What is the overall purpose of the Global History and Geography Regents exam? If the State of New York wishes to challenge students with questions such as the DBQ about Ukraine, Cambodia, and Rwanda, then teachers need the opportunity (and indeed a mandate) to teach thematic units that explore a deeper understanding of these events as linked beyond their shared character as “human rights violations.” All are equally linked by imperialism, the Cold War, U.S. foreign policy, the advance of modern military technology, racial and ethnic tensions, nationalism, scarcity of resources, and economic policy and planning.
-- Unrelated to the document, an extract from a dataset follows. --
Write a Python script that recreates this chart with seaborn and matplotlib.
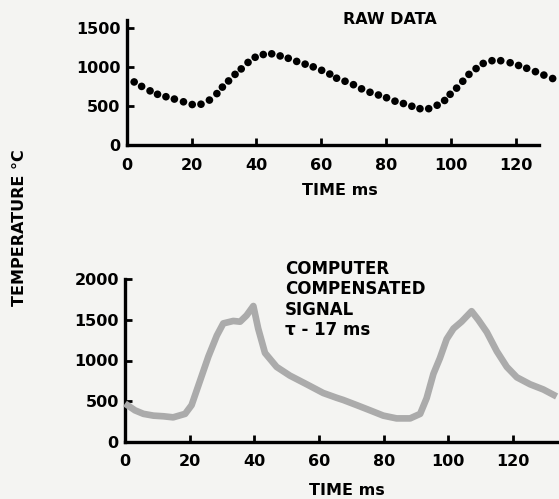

If the Board of Regents wants complex thinking from our students, its tests should at least reflect a solid grasp of historiography and an understanding of how students best construct knowledge. The Board of Regents and the experts who write this exam should be encouraging creative units from teachers that are based not only on state curriculum standards, but that are rooted in the work of historians. With this information, they could better write a test and DBQ that would include primary source material from a wide range of media, and reflect constructivist history and social studies learning.

This year’s DBQ was cheap and lazy. The teachers who work hard to convey the complexities of historical thinking and the students who rise to the challenge of writing history from their own unique perspectives deserve better.

I can anticipate several responses to my critique of the global history exam and its DBQ question: teachers need to teach better; these things should be reinforced at home; standardized tests themselves are the problem. These issues have been thoroughly debated and should remain at the core of the debate about the quality of public education. But regardless of the critique, no one can legitimately question the need for learning history. And if we don’t appropriately assess historical knowledge, then why bother teaching it well? The DBQ question on the Global History and Geography exam was bad history. And if we don’t learn our lesson from it now, we’ll be doomed to repeat it.